»»
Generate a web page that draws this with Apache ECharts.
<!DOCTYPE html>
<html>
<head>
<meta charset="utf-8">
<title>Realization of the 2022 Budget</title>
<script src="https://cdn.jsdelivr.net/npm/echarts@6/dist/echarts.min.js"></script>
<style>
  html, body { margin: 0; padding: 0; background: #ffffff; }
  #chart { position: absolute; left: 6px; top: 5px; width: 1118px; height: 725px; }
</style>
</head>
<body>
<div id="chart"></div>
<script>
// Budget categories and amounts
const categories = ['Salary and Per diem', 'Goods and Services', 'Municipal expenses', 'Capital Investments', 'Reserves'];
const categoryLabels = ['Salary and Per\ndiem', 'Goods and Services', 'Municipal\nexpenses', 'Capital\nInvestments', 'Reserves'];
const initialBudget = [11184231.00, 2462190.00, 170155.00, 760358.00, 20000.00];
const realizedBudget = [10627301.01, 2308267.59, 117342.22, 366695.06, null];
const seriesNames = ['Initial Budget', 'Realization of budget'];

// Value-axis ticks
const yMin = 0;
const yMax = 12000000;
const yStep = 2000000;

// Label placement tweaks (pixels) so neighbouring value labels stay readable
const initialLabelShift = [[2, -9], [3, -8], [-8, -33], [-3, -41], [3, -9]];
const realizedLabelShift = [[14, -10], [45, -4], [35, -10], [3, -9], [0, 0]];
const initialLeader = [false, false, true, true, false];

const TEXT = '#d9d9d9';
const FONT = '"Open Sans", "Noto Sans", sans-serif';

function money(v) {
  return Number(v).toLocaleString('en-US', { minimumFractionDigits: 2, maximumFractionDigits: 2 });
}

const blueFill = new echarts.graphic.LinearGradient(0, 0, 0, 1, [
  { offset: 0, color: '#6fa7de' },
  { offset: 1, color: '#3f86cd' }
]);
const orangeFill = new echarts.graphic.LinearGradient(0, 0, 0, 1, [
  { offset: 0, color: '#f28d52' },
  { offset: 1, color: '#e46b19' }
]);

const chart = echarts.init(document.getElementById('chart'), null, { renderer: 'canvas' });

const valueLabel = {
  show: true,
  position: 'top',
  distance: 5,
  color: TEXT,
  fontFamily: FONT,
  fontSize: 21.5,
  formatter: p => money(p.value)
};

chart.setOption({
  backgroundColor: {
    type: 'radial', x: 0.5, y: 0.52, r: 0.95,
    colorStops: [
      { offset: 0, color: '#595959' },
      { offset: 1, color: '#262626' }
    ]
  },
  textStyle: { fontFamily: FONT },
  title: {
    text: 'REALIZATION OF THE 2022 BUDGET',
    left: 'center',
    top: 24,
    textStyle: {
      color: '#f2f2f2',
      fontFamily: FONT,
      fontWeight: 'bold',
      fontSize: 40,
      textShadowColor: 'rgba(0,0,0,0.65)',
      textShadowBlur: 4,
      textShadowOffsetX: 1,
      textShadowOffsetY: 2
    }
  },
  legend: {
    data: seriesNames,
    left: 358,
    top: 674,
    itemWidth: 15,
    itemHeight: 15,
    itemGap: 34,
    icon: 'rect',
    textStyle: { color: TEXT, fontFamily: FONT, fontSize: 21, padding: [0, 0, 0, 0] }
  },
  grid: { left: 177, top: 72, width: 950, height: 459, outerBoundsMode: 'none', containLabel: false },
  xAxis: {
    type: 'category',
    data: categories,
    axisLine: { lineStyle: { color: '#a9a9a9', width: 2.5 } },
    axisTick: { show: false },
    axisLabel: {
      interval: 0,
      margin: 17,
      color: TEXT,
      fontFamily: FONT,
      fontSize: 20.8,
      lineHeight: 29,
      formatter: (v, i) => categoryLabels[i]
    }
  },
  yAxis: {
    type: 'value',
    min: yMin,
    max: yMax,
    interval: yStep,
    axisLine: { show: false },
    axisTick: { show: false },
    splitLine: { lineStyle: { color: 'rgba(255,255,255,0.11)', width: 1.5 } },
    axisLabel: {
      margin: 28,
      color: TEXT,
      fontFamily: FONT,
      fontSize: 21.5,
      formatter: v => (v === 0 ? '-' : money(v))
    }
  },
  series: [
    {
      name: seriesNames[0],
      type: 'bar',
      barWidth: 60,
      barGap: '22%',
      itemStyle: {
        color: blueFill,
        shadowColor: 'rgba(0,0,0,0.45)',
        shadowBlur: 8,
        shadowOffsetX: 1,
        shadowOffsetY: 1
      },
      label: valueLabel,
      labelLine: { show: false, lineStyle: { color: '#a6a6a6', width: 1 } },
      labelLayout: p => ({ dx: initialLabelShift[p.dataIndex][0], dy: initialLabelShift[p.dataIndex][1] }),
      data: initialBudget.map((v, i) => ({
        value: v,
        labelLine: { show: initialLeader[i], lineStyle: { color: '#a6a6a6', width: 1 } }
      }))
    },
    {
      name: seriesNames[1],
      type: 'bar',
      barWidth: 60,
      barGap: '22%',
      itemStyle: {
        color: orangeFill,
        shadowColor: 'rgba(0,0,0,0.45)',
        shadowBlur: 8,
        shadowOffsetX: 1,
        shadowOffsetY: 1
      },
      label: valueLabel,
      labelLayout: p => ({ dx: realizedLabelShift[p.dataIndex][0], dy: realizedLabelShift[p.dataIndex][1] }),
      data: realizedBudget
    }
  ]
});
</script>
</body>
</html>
««
»»
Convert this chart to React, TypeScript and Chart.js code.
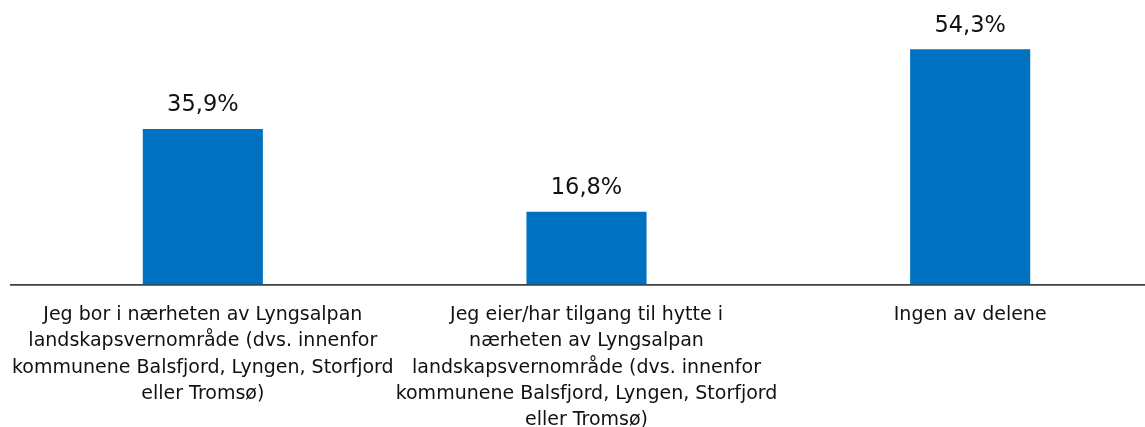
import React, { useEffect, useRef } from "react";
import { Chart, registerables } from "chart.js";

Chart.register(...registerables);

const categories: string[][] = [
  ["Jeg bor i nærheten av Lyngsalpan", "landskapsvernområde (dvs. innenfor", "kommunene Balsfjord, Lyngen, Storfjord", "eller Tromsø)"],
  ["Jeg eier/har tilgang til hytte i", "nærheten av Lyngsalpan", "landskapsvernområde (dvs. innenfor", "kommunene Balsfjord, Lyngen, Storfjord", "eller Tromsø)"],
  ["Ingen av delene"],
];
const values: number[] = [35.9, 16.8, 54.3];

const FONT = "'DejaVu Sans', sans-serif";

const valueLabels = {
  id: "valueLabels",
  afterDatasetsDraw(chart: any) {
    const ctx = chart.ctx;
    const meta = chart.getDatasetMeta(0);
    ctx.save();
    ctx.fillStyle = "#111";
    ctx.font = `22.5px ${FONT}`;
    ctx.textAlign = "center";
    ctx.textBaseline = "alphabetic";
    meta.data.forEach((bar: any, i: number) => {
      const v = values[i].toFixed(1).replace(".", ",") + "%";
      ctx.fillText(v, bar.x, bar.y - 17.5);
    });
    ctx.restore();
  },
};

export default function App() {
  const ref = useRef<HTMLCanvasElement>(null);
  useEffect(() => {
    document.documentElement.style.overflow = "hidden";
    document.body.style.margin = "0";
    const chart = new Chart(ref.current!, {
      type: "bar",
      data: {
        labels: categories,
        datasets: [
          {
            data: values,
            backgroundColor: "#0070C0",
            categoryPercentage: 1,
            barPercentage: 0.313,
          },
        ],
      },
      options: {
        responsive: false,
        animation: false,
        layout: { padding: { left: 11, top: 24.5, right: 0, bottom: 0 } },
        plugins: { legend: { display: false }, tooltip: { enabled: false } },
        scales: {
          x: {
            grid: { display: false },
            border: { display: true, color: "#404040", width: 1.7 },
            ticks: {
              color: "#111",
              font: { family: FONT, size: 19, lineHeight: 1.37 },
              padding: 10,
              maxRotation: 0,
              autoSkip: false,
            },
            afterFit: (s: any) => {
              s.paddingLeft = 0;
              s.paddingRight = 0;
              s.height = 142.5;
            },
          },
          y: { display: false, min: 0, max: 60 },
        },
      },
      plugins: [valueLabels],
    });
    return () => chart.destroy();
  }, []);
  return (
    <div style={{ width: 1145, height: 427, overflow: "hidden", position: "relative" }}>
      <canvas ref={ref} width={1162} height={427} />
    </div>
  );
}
««
WHAT TO PRODUCE ::
Which lines in the listing above hold the word "this"? Show each of them.

OUTPUT OF THE TASK ::
Generate a web page that draws this with Apache ECharts.
Convert this chart to React, TypeScript and Chart.js code.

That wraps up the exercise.